*DATASET SECTION*:

* Start *

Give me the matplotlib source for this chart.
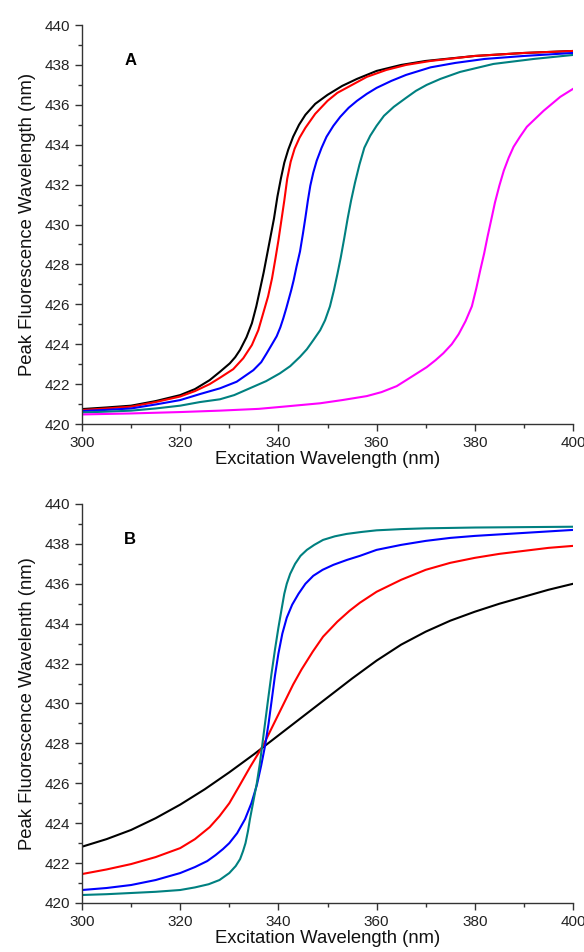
import numpy as np
from matplotlib import pyplot as plt
from matplotlib.ticker import MultipleLocator

plt.rcParams['font.family'] = ['Liberation Sans', 'DejaVu Sans']

# panel A (x: excitation nm, y: peak nm)
a_black_x = [300, 305, 310, 315, 320, 323, 326, 328.1, 330.1, 331.2, 332.2, 333.5, 334.6, 335.5, 336.3, 337.0,
             337.7, 338.4, 339.1, 339.8, 340.5, 341.2, 342.0, 343.0, 344.2, 345.5, 347.5, 350, 353, 356, 360, 365,
             370, 380, 390, 400]
a_black_y = [420.75, 420.83, 420.92, 421.15, 421.45, 421.75, 422.2, 422.62, 423.04, 423.35, 423.72, 424.35, 425.05,
             425.9, 426.8, 427.6, 428.5, 429.4, 430.3, 431.4, 432.3, 433.1, 433.75, 434.4, 435.0, 435.5, 436.05,
             436.5, 436.95, 437.3, 437.7, 438.0, 438.2, 438.45, 438.6, 438.7]
a_red_x = [300, 305, 310, 315, 320, 323, 326, 328.1, 330.8, 332.85, 334.6, 335.9, 336.9, 337.9, 338.7, 339.4,
           340.0, 340.6, 341.2, 341.8, 342.5, 343.3, 344.3, 345.5, 347.5, 350, 352, 355, 358, 362, 366, 371, 380,
           390, 400]
a_red_y = [420.7, 420.78, 420.87, 421.1, 421.38, 421.65, 422.0, 422.32, 422.75, 423.3, 423.96, 424.7, 425.55, 426.4,
           427.3, 428.3, 429.2, 430.2, 431.2, 432.3, 433.15, 433.8, 434.35, 434.85, 435.55, 436.2, 436.6, 437.0,
           437.4, 437.75, 438.0, 438.2, 438.45, 438.6, 438.7]
a_blue_x = [300, 305, 310, 315, 320, 324, 328.1, 331.5, 334.9, 336.5, 337.6, 338.7, 339.65, 340.4, 341.0, 341.6,
            342.1, 342.6, 343.1, 343.7, 344.4, 345.0, 345.5, 346.0, 346.5, 347.1, 347.8, 348.8, 349.8, 351.2,
            352.6, 354.3, 356.0, 358, 360, 363, 366, 371, 376, 382, 390, 400]
a_blue_y = [420.65, 420.71, 420.78, 420.98, 421.2, 421.5, 421.79, 422.12, 422.7, 423.1, 423.54, 424.0, 424.4,
            424.85, 425.3, 425.8, 426.25, 426.7, 427.2, 427.9, 428.65, 429.55, 430.35, 431.2, 431.95, 432.6, 433.2,
            433.85, 434.4, 434.95, 435.4, 435.85, 436.2, 436.55, 436.85, 437.2, 437.5, 437.88, 438.1, 438.3,
            438.45, 438.6]
a_teal_x = [300, 305, 310, 315, 320, 324, 328.1, 331, 334.9, 337.5, 340.3, 342.4, 344.4, 345.8, 347.1, 348.5,
            349.5, 350.5, 351.3, 352.0, 352.7, 353.4, 354.1, 354.8, 355.6, 356.5, 357.5, 358.7, 360, 361.5, 363.5,
            366, 368, 370.2, 373, 377, 383.8, 392, 400]
a_teal_y = [420.58, 420.62, 420.67, 420.78, 420.92, 421.1, 421.24, 421.45, 421.87, 422.15, 422.54, 422.9, 423.37,
            423.75, 424.2, 424.7, 425.2, 425.9, 426.7, 427.5, 428.35, 429.3, 430.3, 431.2, 432.1, 433.0, 433.85,
            434.45, 434.95, 435.45, 435.9, 436.35, 436.7, 437.0, 437.3, 437.65, 438.05, 438.3, 438.5]
a_magenta_x = [300, 310, 320, 328, 336, 341, 348.5, 353, 358, 361, 364.1, 367, 370.2, 372, 373.6, 375.3, 376.7,
               378.1, 379.4, 380.3, 381.1, 381.9, 382.6, 383.4, 384.1, 385.0, 385.9, 386.9, 387.9, 389.2, 390.6,
               392.3, 394.0, 395.7, 397.4, 400]
a_magenta_y = [420.48, 420.53, 420.6, 420.67, 420.76, 420.87, 421.04, 421.2, 421.4, 421.6, 421.9, 422.35, 422.85,
               423.2, 423.55, 424.0, 424.5, 425.15, 425.9, 426.8, 427.7, 428.55, 429.4, 430.3, 431.1, 431.95, 432.7,
               433.35, 433.9, 434.4, 434.9, 435.3, 435.7, 436.05, 436.4, 436.8]

# panel B
b_black_x = [300, 305, 310, 315, 320, 325, 330, 335, 340, 345, 350, 355, 360, 365, 370, 375, 380, 385, 390, 395, 400]
b_black_y = [422.82, 423.2, 423.66, 424.25, 424.93, 425.7, 426.55, 427.45, 428.4, 429.35, 430.3, 431.25, 432.15,
             432.95, 433.6, 434.15, 434.6, 435.0, 435.35, 435.7, 436.0]
b_red_x = [300, 305, 310, 315, 320, 323, 326, 328, 330, 332, 334.2, 336.9, 339, 341.3, 343, 344.7, 347, 349.1,
           352, 354.5, 356.6, 360, 365, 370, 375, 380, 385, 390, 395, 400]
b_red_y = [421.45, 421.68, 421.95, 422.3, 422.75, 423.2, 423.8, 424.35, 425.0, 425.85, 426.8, 427.9, 428.95,
           430.1, 430.95, 431.7, 432.6, 433.35, 434.1, 434.65, 435.05, 435.6, 436.2, 436.7, 437.05, 437.3, 437.5,
           437.65, 437.8, 437.9]
b_blue_x = [300, 305, 310, 315, 320, 323, 325.5, 327.2, 328.7, 330, 331.6, 333.2, 334.5, 335.6, 336.5, 337.3,
            338.0, 338.6, 339.3, 340.0, 340.8, 341.7, 342.8, 344.1, 345.5, 347.1, 349, 351.2, 354, 356.6, 360, 365,
            370, 375, 380, 390, 400]
b_blue_y = [420.65, 420.75, 420.9, 421.15, 421.5, 421.8, 422.1, 422.4, 422.7, 423.0, 423.5, 424.2, 425.0, 425.9,
            426.9, 427.9, 429.0, 430.1, 431.4, 432.5, 433.5, 434.3, 434.95, 435.5, 436.0, 436.4, 436.7, 436.95,
            437.2, 437.4, 437.7, 437.95, 438.15, 438.3, 438.4, 438.55, 438.7]
b_teal_x = [300, 305, 310, 315, 320, 323, 325.8, 328, 330, 331.3, 332.2, 332.8, 333.3, 333.8, 334.2, 334.9, 335.6,
            336.2, 336.7, 337.3, 337.9, 338.6, 339.3, 340.0, 340.7, 341.2, 341.7, 342.4, 343.4, 344.5, 345.8,
            347.3, 349.1, 351.5, 353.9, 357, 360, 365, 370, 380, 390, 400]
b_teal_y = [420.4, 420.44, 420.5, 420.56, 420.65, 420.78, 420.94, 421.15, 421.5, 421.85, 422.2, 422.6, 423.0,
            423.6, 424.2, 425.1, 426.0, 426.95, 427.9, 429.05, 430.2, 431.5, 432.7, 433.8, 434.8, 435.5, 436.0,
            436.5, 437.0, 437.4, 437.7, 437.95, 438.2, 438.38, 438.5, 438.6, 438.68, 438.74, 438.78, 438.82,
            438.84, 438.86]

teal = '#008080'
panels = [
    ('A', 'Peak Fluorescence Wavelength (nm)',
     [(a_black_x, a_black_y, 'black'), (a_red_x, a_red_y, 'red'), (a_blue_x, a_blue_y, 'blue'),
      (a_teal_x, a_teal_y, teal), (a_magenta_x, a_magenta_y, '#ff00ff')]),
    ('B', 'Peak Fluorescence Wavelenth (nm)',
     [(b_black_x, b_black_y, 'black'), (b_red_x, b_red_y, 'red'), (b_blue_x, b_blue_y, 'blue'),
      (b_teal_x, b_teal_y, teal)]),
]

fig = plt.figure(figsize=(5.84, 9.52), dpi=100)
axes_boxes = [[0.1404, 0.5546, 0.8408, 0.4191], [0.1404, 0.0515, 0.8408, 0.4191]]

for box, (letter, ylabel, curves) in zip(axes_boxes, panels):
    ax = fig.add_axes(box)
    for x, y, c in curves:
        ax.plot(x, y, color=c, lw=1.5, solid_joinstyle='round')
    ax.set_xlim(300, 400)
    ax.set_ylim(420, 440)
    ax.xaxis.set_major_locator(MultipleLocator(20))
    ax.xaxis.set_minor_locator(MultipleLocator(10))
    ax.yaxis.set_major_locator(MultipleLocator(2))
    ax.yaxis.set_minor_locator(MultipleLocator(1))
    ax.spines['top'].set_visible(False)
    ax.spines['right'].set_visible(False)
    for s in ['left', 'bottom']:
        ax.spines[s].set_color('#333333')
        ax.spines[s].set_linewidth(1.0)
    ax.tick_params(which='major', direction='out', length=5, width=1.0, color='#333333',
                   labelsize=11, labelcolor='#222222')
    ax.tick_params(which='minor', direction='out', length=3, width=1.0, color='#333333')
    ax.tick_params(axis='x', which='major', pad=3.6)
    ax.tick_params(axis='y', which='major', pad=3.6)
    ax.set_xlabel('Excitation Wavelength (nm)', fontsize=13.3, labelpad=1, color='#111111')
    ax.set_ylabel(ylabel, fontsize=13.3, labelpad=6.5, color='#111111')
    ax.text(309.8, 438.2, letter, fontsize=12, fontweight='bold', ha='center', va='center')

fig.savefig('out.png', dpi=100)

* End *

*INSTRUCTIONS TO FOLLOW*: Repeat the lines exactly as they stand, from the opening line of the data through the line with "plt.rcParams['font.family'] = ['Liberation". Pictures stay out of the copy.

*PROBLEM SOLUTION*:
Give me the matplotlib source for this chart.
import numpy as np
from matplotlib import pyplot as plt
from matplotlib.ticker import MultipleLocator

plt.rcParams['font.family'] = ['Liberation Sans', 'DejaVu Sans']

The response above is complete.